### Data lines

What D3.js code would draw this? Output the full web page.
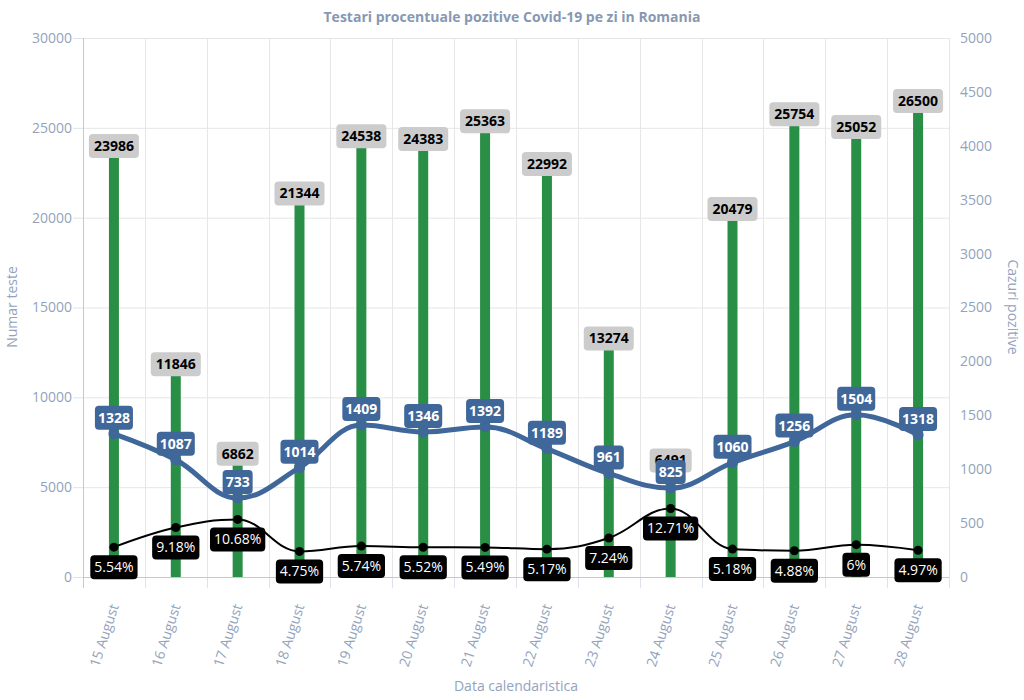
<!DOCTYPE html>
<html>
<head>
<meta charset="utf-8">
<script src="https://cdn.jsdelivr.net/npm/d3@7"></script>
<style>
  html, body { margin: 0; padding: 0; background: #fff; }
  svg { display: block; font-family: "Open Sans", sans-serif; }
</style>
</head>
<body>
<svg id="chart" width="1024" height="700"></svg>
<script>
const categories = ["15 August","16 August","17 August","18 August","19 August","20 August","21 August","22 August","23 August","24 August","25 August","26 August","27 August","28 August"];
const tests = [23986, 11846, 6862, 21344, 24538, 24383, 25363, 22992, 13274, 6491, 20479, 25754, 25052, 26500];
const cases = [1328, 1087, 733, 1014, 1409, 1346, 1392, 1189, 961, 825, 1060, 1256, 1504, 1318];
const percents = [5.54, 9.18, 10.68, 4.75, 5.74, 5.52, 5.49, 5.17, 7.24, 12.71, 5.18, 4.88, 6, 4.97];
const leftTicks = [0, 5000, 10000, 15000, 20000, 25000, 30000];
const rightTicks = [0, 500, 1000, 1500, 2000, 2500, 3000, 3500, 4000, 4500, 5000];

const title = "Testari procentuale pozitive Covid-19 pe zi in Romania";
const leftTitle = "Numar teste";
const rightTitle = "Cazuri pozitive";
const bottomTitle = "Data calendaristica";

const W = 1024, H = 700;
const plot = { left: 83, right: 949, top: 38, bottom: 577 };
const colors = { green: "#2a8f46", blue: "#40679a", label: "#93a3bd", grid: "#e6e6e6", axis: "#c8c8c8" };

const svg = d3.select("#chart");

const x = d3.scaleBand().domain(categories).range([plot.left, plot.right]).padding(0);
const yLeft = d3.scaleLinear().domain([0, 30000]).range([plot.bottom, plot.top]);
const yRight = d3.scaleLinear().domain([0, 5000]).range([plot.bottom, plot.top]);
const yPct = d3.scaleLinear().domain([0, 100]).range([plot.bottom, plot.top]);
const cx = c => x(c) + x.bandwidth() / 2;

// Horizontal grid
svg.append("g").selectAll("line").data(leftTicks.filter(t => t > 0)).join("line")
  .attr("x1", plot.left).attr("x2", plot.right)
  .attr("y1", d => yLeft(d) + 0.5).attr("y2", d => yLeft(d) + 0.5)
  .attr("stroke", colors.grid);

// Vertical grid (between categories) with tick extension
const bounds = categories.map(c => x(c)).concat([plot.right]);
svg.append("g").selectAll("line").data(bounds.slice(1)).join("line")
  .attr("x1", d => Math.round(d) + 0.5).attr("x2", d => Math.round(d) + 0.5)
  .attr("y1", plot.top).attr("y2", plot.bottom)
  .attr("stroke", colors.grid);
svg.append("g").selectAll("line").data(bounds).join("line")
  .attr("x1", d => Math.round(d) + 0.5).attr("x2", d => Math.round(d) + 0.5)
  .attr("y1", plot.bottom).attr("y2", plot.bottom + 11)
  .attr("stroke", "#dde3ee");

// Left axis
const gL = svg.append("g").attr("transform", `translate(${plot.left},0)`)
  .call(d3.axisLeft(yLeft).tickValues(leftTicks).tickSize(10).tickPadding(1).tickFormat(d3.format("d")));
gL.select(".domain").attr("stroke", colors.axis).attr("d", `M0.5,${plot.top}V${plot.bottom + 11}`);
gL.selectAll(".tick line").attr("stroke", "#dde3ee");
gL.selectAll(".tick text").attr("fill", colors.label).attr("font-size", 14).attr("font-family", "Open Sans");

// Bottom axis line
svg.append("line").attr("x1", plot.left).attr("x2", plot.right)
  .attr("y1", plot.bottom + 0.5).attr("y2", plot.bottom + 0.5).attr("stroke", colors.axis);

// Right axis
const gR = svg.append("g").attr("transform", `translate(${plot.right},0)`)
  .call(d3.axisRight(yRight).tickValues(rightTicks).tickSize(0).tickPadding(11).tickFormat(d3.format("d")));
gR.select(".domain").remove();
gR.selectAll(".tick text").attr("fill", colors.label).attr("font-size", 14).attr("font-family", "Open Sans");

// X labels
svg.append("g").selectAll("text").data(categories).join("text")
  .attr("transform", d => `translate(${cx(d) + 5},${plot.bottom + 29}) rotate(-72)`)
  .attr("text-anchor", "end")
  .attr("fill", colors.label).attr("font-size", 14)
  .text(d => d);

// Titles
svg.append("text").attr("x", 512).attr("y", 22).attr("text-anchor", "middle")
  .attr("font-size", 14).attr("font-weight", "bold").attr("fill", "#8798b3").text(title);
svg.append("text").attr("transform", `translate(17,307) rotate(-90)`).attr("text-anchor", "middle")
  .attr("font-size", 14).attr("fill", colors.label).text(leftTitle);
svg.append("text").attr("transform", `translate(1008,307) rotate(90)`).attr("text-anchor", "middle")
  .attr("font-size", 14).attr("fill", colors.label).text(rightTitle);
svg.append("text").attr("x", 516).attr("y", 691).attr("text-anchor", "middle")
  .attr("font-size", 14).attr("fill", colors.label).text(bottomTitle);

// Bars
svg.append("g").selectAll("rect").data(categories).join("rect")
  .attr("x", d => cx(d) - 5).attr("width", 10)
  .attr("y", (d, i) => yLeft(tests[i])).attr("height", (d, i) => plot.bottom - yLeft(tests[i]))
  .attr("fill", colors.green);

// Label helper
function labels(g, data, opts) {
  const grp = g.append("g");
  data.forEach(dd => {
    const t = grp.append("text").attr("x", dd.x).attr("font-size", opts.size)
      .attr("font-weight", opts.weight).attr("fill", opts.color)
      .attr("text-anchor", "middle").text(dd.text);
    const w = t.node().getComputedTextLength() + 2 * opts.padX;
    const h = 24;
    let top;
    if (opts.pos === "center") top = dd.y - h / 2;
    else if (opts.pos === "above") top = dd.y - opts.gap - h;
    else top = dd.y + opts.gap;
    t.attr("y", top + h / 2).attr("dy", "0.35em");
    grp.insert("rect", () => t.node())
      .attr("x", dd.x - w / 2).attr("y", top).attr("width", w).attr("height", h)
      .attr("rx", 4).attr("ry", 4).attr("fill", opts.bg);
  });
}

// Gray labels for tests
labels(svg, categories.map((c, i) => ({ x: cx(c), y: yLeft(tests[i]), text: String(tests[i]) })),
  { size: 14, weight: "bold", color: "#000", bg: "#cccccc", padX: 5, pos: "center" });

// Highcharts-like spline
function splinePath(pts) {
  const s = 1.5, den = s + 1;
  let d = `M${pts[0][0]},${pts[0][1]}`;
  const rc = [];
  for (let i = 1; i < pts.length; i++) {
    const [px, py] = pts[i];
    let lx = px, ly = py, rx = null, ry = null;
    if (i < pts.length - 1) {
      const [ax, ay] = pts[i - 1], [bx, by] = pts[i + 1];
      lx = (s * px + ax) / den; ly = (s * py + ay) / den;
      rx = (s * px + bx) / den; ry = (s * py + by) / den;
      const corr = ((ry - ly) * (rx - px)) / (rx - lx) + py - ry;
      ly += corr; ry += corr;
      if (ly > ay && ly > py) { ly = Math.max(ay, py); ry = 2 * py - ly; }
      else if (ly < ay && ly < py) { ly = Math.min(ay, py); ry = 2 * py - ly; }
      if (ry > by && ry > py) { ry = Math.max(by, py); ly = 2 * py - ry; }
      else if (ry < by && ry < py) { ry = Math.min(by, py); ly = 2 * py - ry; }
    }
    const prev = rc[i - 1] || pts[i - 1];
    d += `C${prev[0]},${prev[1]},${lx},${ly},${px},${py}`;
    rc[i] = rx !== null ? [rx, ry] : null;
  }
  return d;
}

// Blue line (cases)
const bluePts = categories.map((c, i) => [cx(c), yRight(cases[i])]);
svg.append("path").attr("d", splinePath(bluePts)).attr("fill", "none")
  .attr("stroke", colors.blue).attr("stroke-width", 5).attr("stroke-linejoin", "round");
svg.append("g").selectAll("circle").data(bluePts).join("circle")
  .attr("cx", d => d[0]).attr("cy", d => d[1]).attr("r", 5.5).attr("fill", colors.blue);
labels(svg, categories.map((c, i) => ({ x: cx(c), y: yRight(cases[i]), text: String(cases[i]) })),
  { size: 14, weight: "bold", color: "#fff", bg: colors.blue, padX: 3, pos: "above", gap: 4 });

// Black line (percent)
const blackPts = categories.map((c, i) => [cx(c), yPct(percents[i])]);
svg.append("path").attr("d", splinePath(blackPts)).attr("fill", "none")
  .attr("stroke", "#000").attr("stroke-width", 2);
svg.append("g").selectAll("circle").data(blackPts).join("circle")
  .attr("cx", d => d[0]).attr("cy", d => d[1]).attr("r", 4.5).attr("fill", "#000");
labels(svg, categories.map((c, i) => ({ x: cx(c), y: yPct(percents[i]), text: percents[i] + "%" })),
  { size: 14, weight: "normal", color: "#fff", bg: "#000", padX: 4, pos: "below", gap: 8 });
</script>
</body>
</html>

### Task statement
Set the lines above down again, word for word, from the first through the one containing "4000, 4500, 5000];"; pictures excluded.

### Written solution
What D3.js code would draw this? Output the full web page.
<!DOCTYPE html>
<html>
<head>
<meta charset="utf-8">
<script src="https://cdn.jsdelivr.net/npm/d3@7"></script>
<style>
  html, body { margin: 0; padding: 0; background: #fff; }
  svg { display: block; font-family: "Open Sans", sans-serif; }
</style>
</head>
<body>
<svg id="chart" width="1024" height="700"></svg>
<script>
const categories = ["15 August","16 August","17 August","18 August","19 August","20 August","21 August","22 August","23 August","24 August","25 August","26 August","27 August","28 August"];
const tests = [23986, 11846, 6862, 21344, 24538, 24383, 25363, 22992, 13274, 6491, 20479, 25754, 25052, 26500];
const cases = [1328, 1087, 733, 1014, 1409, 1346, 1392, 1189, 961, 825, 1060, 1256, 1504, 1318];
const percents = [5.54, 9.18, 10.68, 4.75, 5.74, 5.52, 5.49, 5.17, 7.24, 12.71, 5.18, 4.88, 6, 4.97];
const leftTicks = [0, 5000, 10000, 15000, 20000, 25000, 30000];
const rightTicks = [0, 500, 1000, 1500, 2000, 2500, 3000, 3500, 4000, 4500, 5000];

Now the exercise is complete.